> **Stated problem**
Write out the data below exactly as given, without any of its pictures.

> **Given information**
· · · ·

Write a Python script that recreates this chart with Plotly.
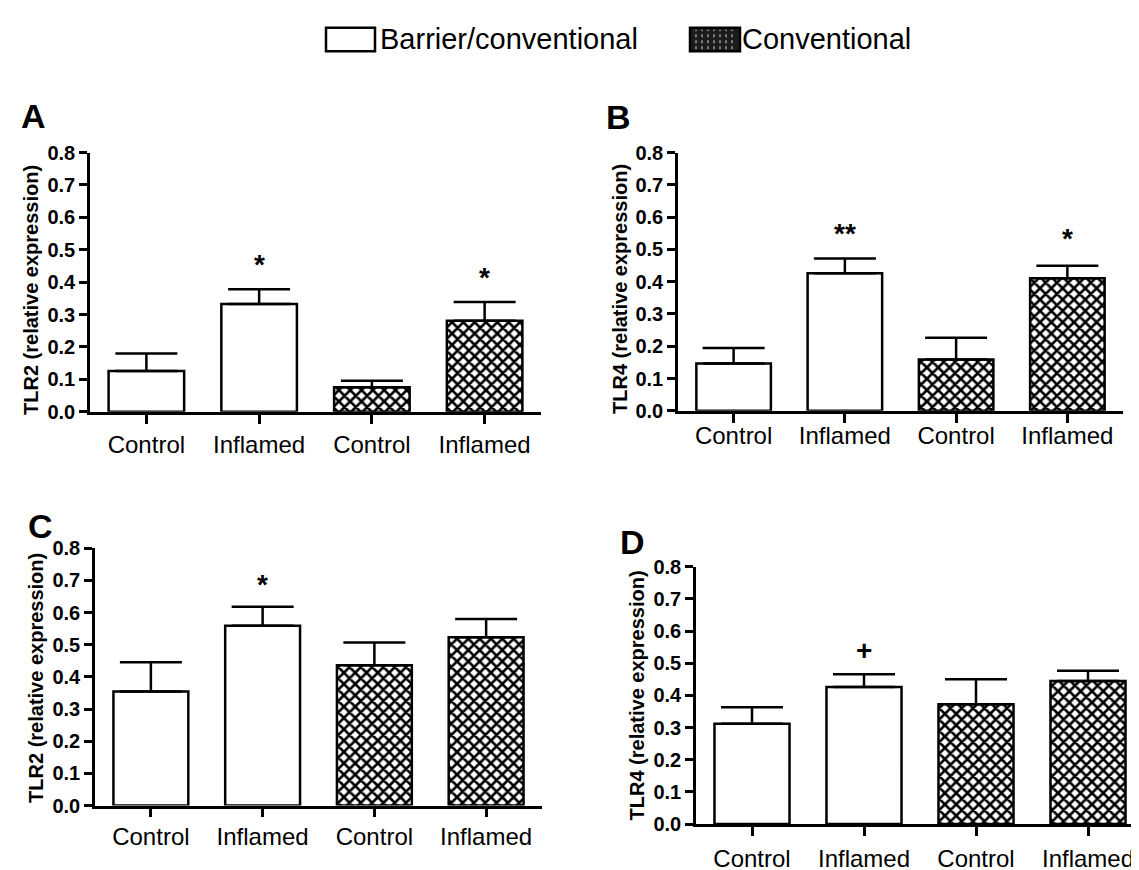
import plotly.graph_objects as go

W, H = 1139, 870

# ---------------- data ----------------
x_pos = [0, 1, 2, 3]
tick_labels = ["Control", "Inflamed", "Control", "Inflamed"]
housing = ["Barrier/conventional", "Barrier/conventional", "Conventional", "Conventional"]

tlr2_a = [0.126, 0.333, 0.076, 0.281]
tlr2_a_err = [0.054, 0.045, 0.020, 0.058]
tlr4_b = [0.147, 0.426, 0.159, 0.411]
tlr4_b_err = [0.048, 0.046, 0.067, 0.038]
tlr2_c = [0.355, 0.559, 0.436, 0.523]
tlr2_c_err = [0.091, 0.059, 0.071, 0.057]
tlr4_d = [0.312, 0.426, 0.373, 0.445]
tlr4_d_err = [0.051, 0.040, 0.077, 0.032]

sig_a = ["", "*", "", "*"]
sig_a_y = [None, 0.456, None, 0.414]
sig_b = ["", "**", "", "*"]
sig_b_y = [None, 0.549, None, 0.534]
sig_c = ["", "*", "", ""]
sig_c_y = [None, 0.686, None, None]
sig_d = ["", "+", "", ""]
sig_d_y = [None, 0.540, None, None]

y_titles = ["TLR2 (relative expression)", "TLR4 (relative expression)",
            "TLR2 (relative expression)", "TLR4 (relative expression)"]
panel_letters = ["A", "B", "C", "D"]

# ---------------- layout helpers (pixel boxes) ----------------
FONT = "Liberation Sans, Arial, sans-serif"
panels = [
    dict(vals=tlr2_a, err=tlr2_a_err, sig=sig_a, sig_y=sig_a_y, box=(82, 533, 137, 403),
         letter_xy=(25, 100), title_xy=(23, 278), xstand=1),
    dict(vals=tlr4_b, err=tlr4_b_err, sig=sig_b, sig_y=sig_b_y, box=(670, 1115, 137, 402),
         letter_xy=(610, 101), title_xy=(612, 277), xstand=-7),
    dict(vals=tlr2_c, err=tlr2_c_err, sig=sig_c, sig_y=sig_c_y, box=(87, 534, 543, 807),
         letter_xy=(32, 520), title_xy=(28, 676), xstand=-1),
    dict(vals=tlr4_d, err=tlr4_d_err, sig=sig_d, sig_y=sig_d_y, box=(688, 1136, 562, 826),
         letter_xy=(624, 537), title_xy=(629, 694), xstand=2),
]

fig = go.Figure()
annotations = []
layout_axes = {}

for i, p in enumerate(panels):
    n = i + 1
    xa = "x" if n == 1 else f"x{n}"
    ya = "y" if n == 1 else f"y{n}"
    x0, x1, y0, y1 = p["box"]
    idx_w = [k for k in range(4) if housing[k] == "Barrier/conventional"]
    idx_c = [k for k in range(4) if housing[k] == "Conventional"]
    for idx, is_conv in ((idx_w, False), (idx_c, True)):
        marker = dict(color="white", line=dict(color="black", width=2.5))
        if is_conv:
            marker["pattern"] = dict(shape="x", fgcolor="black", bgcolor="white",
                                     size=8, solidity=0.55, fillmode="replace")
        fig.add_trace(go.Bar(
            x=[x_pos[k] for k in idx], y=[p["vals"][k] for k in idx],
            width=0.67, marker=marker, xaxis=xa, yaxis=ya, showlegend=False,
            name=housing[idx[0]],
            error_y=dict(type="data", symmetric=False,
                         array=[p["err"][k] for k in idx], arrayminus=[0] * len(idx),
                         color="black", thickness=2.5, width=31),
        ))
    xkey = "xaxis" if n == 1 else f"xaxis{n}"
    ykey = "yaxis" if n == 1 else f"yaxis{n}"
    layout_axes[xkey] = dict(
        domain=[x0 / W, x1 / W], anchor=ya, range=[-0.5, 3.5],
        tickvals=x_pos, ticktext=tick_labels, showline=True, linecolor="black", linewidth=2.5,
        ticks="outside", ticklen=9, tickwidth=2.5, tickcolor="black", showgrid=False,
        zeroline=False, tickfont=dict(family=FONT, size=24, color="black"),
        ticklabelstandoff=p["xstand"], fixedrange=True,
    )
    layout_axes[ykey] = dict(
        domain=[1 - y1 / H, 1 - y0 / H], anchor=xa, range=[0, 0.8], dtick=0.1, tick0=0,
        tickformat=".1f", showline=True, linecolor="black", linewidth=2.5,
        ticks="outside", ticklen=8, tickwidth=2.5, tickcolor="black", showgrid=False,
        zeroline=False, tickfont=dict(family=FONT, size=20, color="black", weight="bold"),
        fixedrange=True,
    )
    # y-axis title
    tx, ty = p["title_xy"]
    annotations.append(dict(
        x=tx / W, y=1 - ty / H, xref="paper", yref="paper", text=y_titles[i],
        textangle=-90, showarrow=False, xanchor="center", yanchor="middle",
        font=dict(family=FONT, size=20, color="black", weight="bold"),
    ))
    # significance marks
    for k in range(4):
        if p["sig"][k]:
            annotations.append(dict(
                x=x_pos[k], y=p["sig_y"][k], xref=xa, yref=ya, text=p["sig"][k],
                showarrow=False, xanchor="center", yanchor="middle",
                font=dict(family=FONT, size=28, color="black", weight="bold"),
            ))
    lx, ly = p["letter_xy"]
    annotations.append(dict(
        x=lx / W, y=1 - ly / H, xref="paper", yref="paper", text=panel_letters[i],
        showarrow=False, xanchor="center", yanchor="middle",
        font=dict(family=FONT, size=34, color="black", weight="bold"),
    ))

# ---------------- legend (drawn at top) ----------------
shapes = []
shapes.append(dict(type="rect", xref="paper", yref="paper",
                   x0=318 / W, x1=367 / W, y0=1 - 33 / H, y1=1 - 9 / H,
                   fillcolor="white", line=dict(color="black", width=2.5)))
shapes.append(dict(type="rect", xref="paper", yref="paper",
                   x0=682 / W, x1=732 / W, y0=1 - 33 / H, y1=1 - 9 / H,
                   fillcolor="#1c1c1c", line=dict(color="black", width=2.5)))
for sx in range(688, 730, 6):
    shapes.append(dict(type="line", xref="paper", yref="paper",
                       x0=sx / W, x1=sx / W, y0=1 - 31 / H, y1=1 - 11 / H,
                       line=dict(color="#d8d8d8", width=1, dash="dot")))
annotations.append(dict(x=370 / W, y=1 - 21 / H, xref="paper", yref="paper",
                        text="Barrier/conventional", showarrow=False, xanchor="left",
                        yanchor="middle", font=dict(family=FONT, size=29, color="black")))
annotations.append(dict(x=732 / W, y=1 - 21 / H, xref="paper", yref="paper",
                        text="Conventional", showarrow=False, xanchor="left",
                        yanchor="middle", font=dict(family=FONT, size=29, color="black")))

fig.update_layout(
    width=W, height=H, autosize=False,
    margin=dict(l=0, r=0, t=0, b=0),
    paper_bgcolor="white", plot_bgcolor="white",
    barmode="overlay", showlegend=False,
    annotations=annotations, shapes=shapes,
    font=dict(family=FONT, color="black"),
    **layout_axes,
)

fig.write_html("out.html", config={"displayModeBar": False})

· · · ·

> **Result of the task**
Write a Python script that recreates this chart with Plotly.
import plotly.graph_objects as go

W, H = 1139, 870

# ---------------- data ----------------
x_pos = [0, 1, 2, 3]
tick_labels = ["Control", "Inflamed", "Control", "Inflamed"]
housing = ["Barrier/conventional", "Barrier/conventional", "Conventional", "Conventional"]

tlr2_a = [0.126, 0.333, 0.076, 0.281]
tlr2_a_err = [0.054, 0.045, 0.020, 0.058]
tlr4_b = [0.147, 0.426, 0.159, 0.411]
tlr4_b_err = [0.048, 0.046, 0.067, 0.038]
tlr2_c = [0.355, 0.559, 0.436, 0.523]
tlr2_c_err = [0.091, 0.059, 0.071, 0.057]
tlr4_d = [0.312, 0.426, 0.373, 0.445]
tlr4_d_err = [0.051, 0.040, 0.077, 0.032]

sig_a = ["", "*", "", "*"]
sig_a_y = [None, 0.456, None, 0.414]
sig_b = ["", "**", "", "*"]
sig_b_y = [None, 0.549, None, 0.534]
sig_c = ["", "*", "", ""]
sig_c_y = [None, 0.686, None, None]
sig_d = ["", "+", "", ""]
sig_d_y = [None, 0.540, None, None]

y_titles = ["TLR2 (relative expression)", "TLR4 (relative expression)",
            "TLR2 (relative expression)", "TLR4 (relative expression)"]
panel_letters = ["A", "B", "C", "D"]

# ---------------- layout helpers (pixel boxes) ----------------
FONT = "Liberation Sans, Arial, sans-serif"
panels = [
    dict(vals=tlr2_a, err=tlr2_a_err, sig=sig_a, sig_y=sig_a_y, box=(82, 533, 137, 403),
         letter_xy=(25, 100), title_xy=(23, 278), xstand=1),
    dict(vals=tlr4_b, err=tlr4_b_err, sig=sig_b, sig_y=sig_b_y, box=(670, 1115, 137, 402),
         letter_xy=(610, 101), title_xy=(612, 277), xstand=-7),
    dict(vals=tlr2_c, err=tlr2_c_err, sig=sig_c, sig_y=sig_c_y, box=(87, 534, 543, 807),
         letter_xy=(32, 520), title_xy=(28, 676), xstand=-1),
    dict(vals=tlr4_d, err=tlr4_d_err, sig=sig_d, sig_y=sig_d_y, box=(688, 1136, 562, 826),
         letter_xy=(624, 537), title_xy=(629, 694), xstand=2),
]

fig = go.Figure()
annotations = []
layout_axes = {}

for i, p in enumerate(panels):
    n = i + 1
    xa = "x" if n == 1 else f"x{n}"
    ya = "y" if n == 1 else f"y{n}"
    x0, x1, y0, y1 = p["box"]
    idx_w = [k for k in range(4) if housing[k] == "Barrier/conventional"]
    idx_c = [k for k in range(4) if housing[k] == "Conventional"]
    for idx, is_conv in ((idx_w, False), (idx_c, True)):
        marker = dict(color="white", line=dict(color="black", width=2.5))
        if is_conv:
            marker["pattern"] = dict(shape="x", fgcolor="black", bgcolor="white",
                                     size=8, solidity=0.55, fillmode="replace")
        fig.add_trace(go.Bar(
            x=[x_pos[k] for k in idx], y=[p["vals"][k] for k in idx],
            width=0.67, marker=marker, xaxis=xa, yaxis=ya, showlegend=False,
            name=housing[idx[0]],
            error_y=dict(type="data", symmetric=False,
                         array=[p["err"][k] for k in idx], arrayminus=[0] * len(idx),
                         color="black", thickness=2.5, width=31),
        ))
    xkey = "xaxis" if n == 1 else f"xaxis{n}"
    ykey = "yaxis" if n == 1 else f"yaxis{n}"
    layout_axes[xkey] = dict(
        domain=[x0 / W, x1 / W], anchor=ya, range=[-0.5, 3.5],
        tickvals=x_pos, ticktext=tick_labels, showline=True, linecolor="black", linewidth=2.5,
        ticks="outside", ticklen=9, tickwidth=2.5, tickcolor="black", showgrid=False,
        zeroline=False, tickfont=dict(family=FONT, size=24, color="black"),
        ticklabelstandoff=p["xstand"], fixedrange=True,
    )
    layout_axes[ykey] = dict(
        domain=[1 - y1 / H, 1 - y0 / H], anchor=xa, range=[0, 0.8], dtick=0.1, tick0=0,
        tickformat=".1f", showline=True, linecolor="black", linewidth=2.5,
        ticks="outside", ticklen=8, tickwidth=2.5, tickcolor="black", showgrid=False,
        zeroline=False, tickfont=dict(family=FONT, size=20, color="black", weight="bold"),
        fixedrange=True,
    )
    # y-axis title
    tx, ty = p["title_xy"]
    annotations.append(dict(
        x=tx / W, y=1 - ty / H, xref="paper", yref="paper", text=y_titles[i],
        textangle=-90, showarrow=False, xanchor="center", yanchor="middle",
        font=dict(family=FONT, size=20, color="black", weight="bold"),
    ))
    # significance marks
    for k in range(4):
        if p["sig"][k]:
            annotations.append(dict(
                x=x_pos[k], y=p["sig_y"][k], xref=xa, yref=ya, text=p["sig"][k],
                showarrow=False, xanchor="center", yanchor="middle",
                font=dict(family=FONT, size=28, color="black", weight="bold"),
            ))
    lx, ly = p["letter_xy"]
    annotations.append(dict(
        x=lx / W, y=1 - ly / H, xref="paper", yref="paper", text=panel_letters[i],
        showarrow=False, xanchor="center", yanchor="middle",
        font=dict(family=FONT, size=34, color="black", weight="bold"),
    ))

# ---------------- legend (drawn at top) ----------------
shapes = []
shapes.append(dict(type="rect", xref="paper", yref="paper",
                   x0=318 / W, x1=367 / W, y0=1 - 33 / H, y1=1 - 9 / H,
                   fillcolor="white", line=dict(color="black", width=2.5)))
shapes.append(dict(type="rect", xref="paper", yref="paper",
                   x0=682 / W, x1=732 / W, y0=1 - 33 / H, y1=1 - 9 / H,
                   fillcolor="#1c1c1c", line=dict(color="black", width=2.5)))
for sx in range(688, 730, 6):
    shapes.append(dict(type="line", xref="paper", yref="paper",
                       x0=sx / W, x1=sx / W, y0=1 - 31 / H, y1=1 - 11 / H,
                       line=dict(color="#d8d8d8", width=1, dash="dot")))
annotations.append(dict(x=370 / W, y=1 - 21 / H, xref="paper", yref="paper",
                        text="Barrier/conventional", showarrow=False, xanchor="left",
                        yanchor="middle", font=dict(family=FONT, size=29, color="black")))
annotations.append(dict(x=732 / W, y=1 - 21 / H, xref="paper", yref="paper",
                        text="Conventional", showarrow=False, xanchor="left",
                        yanchor="middle", font=dict(family=FONT, size=29, color="black")))

fig.update_layout(
    width=W, height=H, autosize=False,
    margin=dict(l=0, r=0, t=0, b=0),
    paper_bgcolor="white", plot_bgcolor="white",
    barmode="overlay", showlegend=False,
    annotations=annotations, shapes=shapes,
    font=dict(family=FONT, color="black"),
    **layout_axes,
)

fig.write_html("out.html", config={"displayModeBar": False})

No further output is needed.